== Input for this task ==

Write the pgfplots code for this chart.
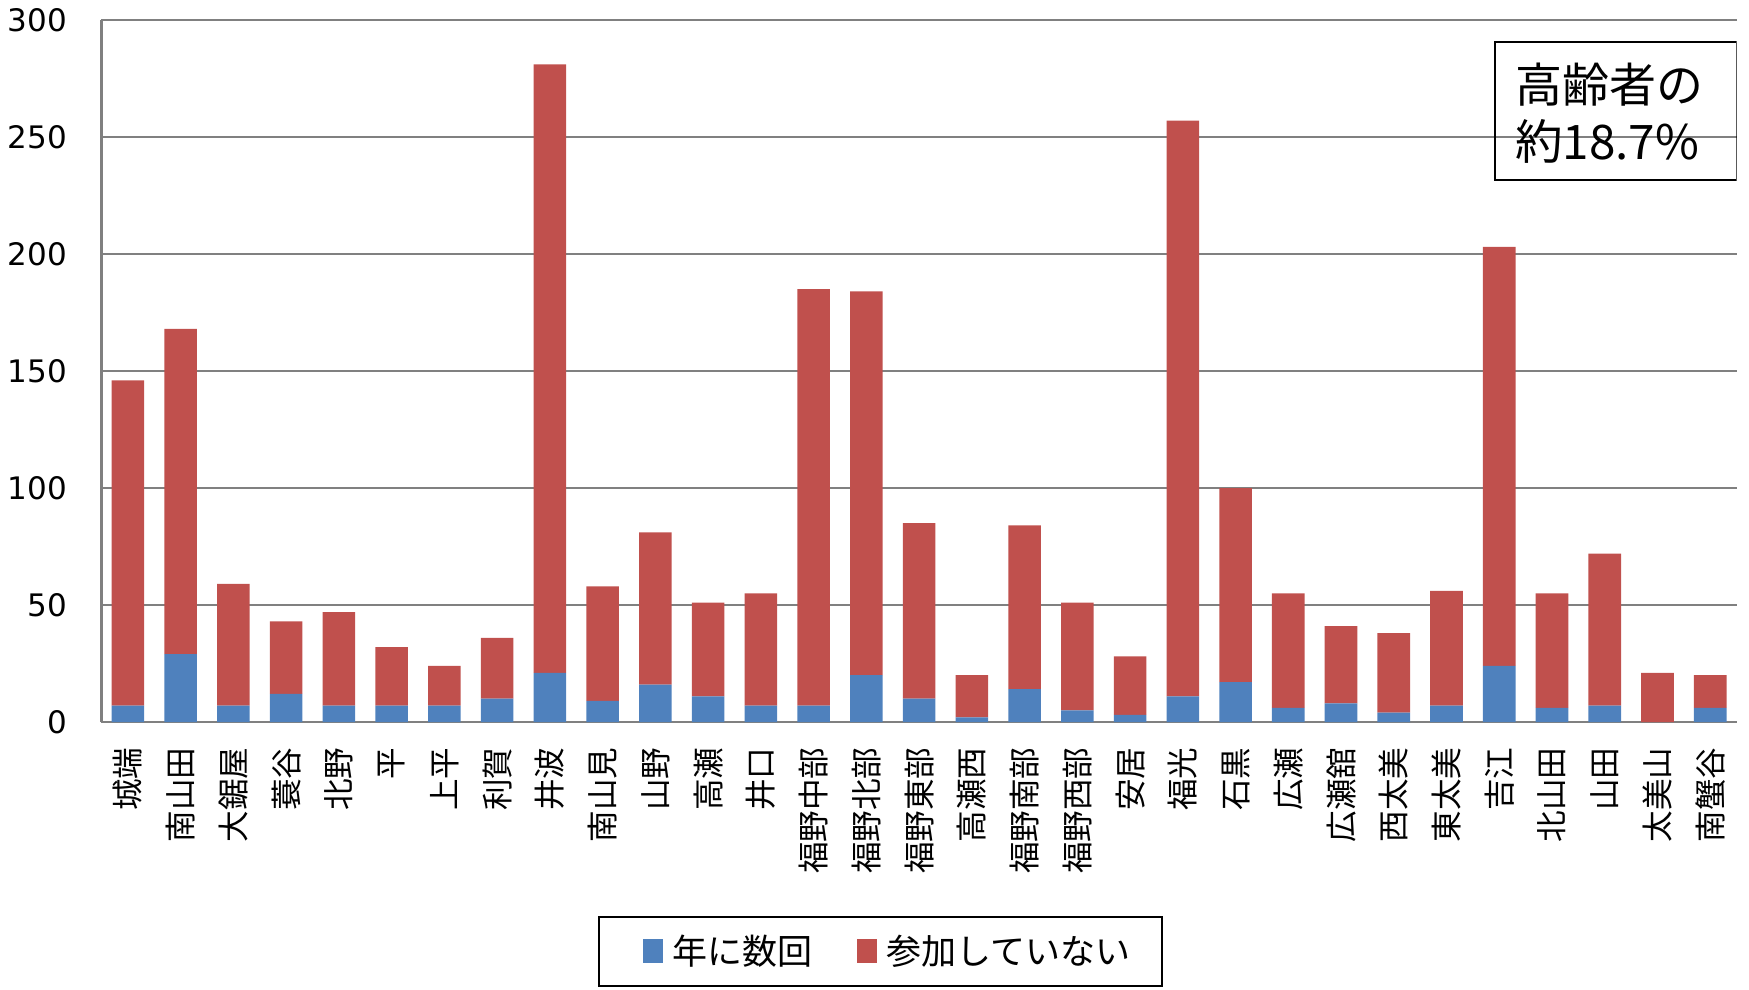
\documentclass[border=0pt]{standalone}
\usepackage{pgfplots}
\pgfplotsset{compat=1.18}
\usepackage{fontspec}
\setmainfont{Noto Sans CJK JP}
\newfontfamily\numfont{DejaVu Sans}
\definecolor{serA}{HTML}{4F81BD}
\definecolor{serB}{HTML}{C0504D}
\definecolor{gridc}{HTML}{808080}

\pgfplotstableread{
x blue red
0 7 139
1 29 139
2 7 52
3 12 31
4 7 40
5 7 25
6 7 17
7 10 26
8 21 260
9 9 49
10 16 65
11 11 40
12 7 48
13 7 178
14 20 164
15 10 75
16 2 18
17 14 70
18 5 46
19 3 25
20 11 246
21 17 83
22 6 49
23 8 33
24 4 34
25 7 49
26 24 179
27 6 49
28 7 65
29 0 21
30 6 14
}\datatable

\begin{document}
\begin{tikzpicture}
\path[use as bounding box] (-50.75bp,-133.75bp) rectangle (823.75bp,361bp);
\begin{axis}[
  at={(0,0)}, anchor=south west,
  scale only axis, width=817.6bp, height=351bp,
  ybar stacked, bar width=0.62,
  xmin=-0.5, xmax=30.5, ymin=0, ymax=300,
  xtick={0,...,30},
  xticklabels={城端,南山田,大鋸屋,蓑谷,北野,平,上平,利賀,井波,南山見,山野,高瀬,井口,福野中部,福野北部,福野東部,高瀬西,福野南部,福野西部,安居,福光,石黒,広瀬,広瀬舘,西太美,東太美,吉江,北山田,山田,太美山,南蟹谷},
  ytick={0,50,...,300},
  ymajorgrids, grid style={gridc, line width=1.1bp},
  axis x line*=bottom, axis y line*=left,
  axis line style={-, gridc, line width=1.1bp},
  major tick length=0pt,
  /pgf/number format/assume math mode=true,
  yticklabel style={font=\numfont\fontsize{15.5bp}{18bp}\selectfont, inner sep=0pt, anchor=east},
  yticklabel shift=17bp,
  xticklabel style={rotate=90, anchor=east, font=\fontsize{15.8bp}{17bp}\selectfont, inner sep=0pt},
  xticklabel shift=12.5bp,
  legend style={at={(0.4764,-0.3269)}, anchor=center, draw=black, line width=1bp,
    font=\fontsize{17.5bp}{20bp}\selectfont, inner xsep=14bp, inner ysep=7bp,
    /tikz/every odd column/.append style={column sep=3bp},
    /tikz/every even column/.append style={column sep=12bp}},
  legend columns=2,
  legend image code/.code={\path (-8bp,0bp); \fill[#1] (0bp,-6bp) rectangle (10bp,6bp);},
]
\addplot[fill=serA, draw=none] table[x=x, y=blue] {\datatable};
\addlegendentry{年に数回}
\addplot[fill=serB, draw=none] table[x=x, y=red] {\datatable};
\addlegendentry{参加していない}
\draw[black, line width=1bp] (rel axis cs:0.852,0.772) rectangle (rel axis cs:1,0.9687);
\node[anchor=west, inner sep=0pt, font=\fontsize{23.5bp}{28bp}\selectfont] at (rel axis cs:0.8643,0.9085) {高齢者の};
\node[anchor=west, inner sep=0pt, font=\fontsize{23.8bp}{28bp}\selectfont] at (rel axis cs:0.8643,0.8276) {約18.7\%};
\end{axis}
\end{tikzpicture}
\end{document}
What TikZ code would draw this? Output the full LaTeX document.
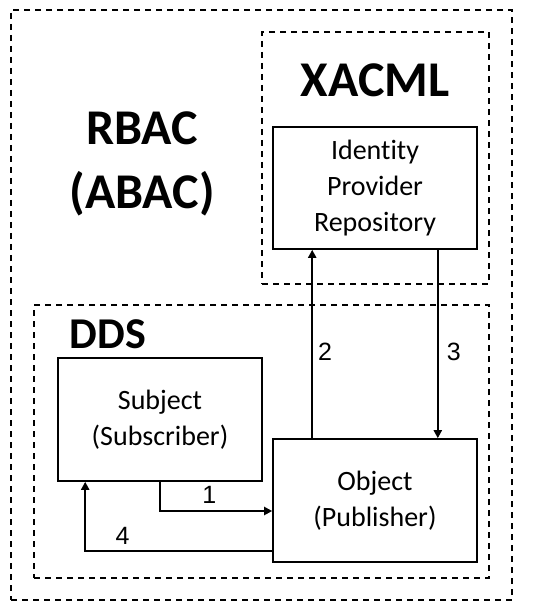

===

### Work to be completed
Write the entries above out in full, exactly, with no images.

### Result of this exercise
Write the pgfplots code for this chart.
\documentclass[border=0pt]{standalone}
\usepackage{pgfplots}
\pgfplotsset{compat=1.18}
\usepackage{fontspec}
\setmainfont{Noto Sans CJK JP}
\newfontfamily\numfont{DejaVu Sans}
\definecolor{serA}{HTML}{4F81BD}
\definecolor{serB}{HTML}{C0504D}
\definecolor{gridc}{HTML}{808080}

\pgfplotstableread{
x blue red
0 7 139
1 29 139
2 7 52
3 12 31
4 7 40
5 7 25
6 7 17
7 10 26
8 21 260
9 9 49
10 16 65
11 11 40
12 7 48
13 7 178
14 20 164
15 10 75
16 2 18
17 14 70
18 5 46
19 3 25
20 11 246
21 17 83
22 6 49
23 8 33
24 4 34
25 7 49
26 24 179
27 6 49
28 7 65
29 0 21
30 6 14
}\datatable

\begin{document}
\begin{tikzpicture}
\path[use as bounding box] (-50.75bp,-133.75bp) rectangle (823.75bp,361bp);
\begin{axis}[
  at={(0,0)}, anchor=south west,
  scale only axis, width=817.6bp, height=351bp,
  ybar stacked, bar width=0.62,
  xmin=-0.5, xmax=30.5, ymin=0, ymax=300,
  xtick={0,...,30},
  xticklabels={城端,南山田,大鋸屋,蓑谷,北野,平,上平,利賀,井波,南山見,山野,高瀬,井口,福野中部,福野北部,福野東部,高瀬西,福野南部,福野西部,安居,福光,石黒,広瀬,広瀬舘,西太美,東太美,吉江,北山田,山田,太美山,南蟹谷},
  ytick={0,50,...,300},
  ymajorgrids, grid style={gridc, line width=1.1bp},
  axis x line*=bottom, axis y line*=left,
  axis line style={-, gridc, line width=1.1bp},
  major tick length=0pt,
  /pgf/number format/assume math mode=true,
  yticklabel style={font=\numfont\fontsize{15.5bp}{18bp}\selectfont, inner sep=0pt, anchor=east},
  yticklabel shift=17bp,
  xticklabel style={rotate=90, anchor=east, font=\fontsize{15.8bp}{17bp}\selectfont, inner sep=0pt},
  xticklabel shift=12.5bp,
  legend style={at={(0.4764,-0.3269)}, anchor=center, draw=black, line width=1bp,
    font=\fontsize{17.5bp}{20bp}\selectfont, inner xsep=14bp, inner ysep=7bp,
    /tikz/every odd column/.append style={column sep=3bp},
    /tikz/every even column/.append style={column sep=12bp}},
  legend columns=2,
  legend image code/.code={\path (-8bp,0bp); \fill[#1] (0bp,-6bp) rectangle (10bp,6bp);},
]
\addplot[fill=serA, draw=none] table[x=x, y=blue] {\datatable};
\addlegendentry{年に数回}
\addplot[fill=serB, draw=none] table[x=x, y=red] {\datatable};
\addlegendentry{参加していない}
\draw[black, line width=1bp] (rel axis cs:0.852,0.772) rectangle (rel axis cs:1,0.9687);
\node[anchor=west, inner sep=0pt, font=\fontsize{23.5bp}{28bp}\selectfont] at (rel axis cs:0.8643,0.9085) {高齢者の};
\node[anchor=west, inner sep=0pt, font=\fontsize{23.8bp}{28bp}\selectfont] at (rel axis cs:0.8643,0.8276) {約18.7\%};
\end{axis}
\end{tikzpicture}
\end{document}
What TikZ code would draw this? Output the full LaTeX document.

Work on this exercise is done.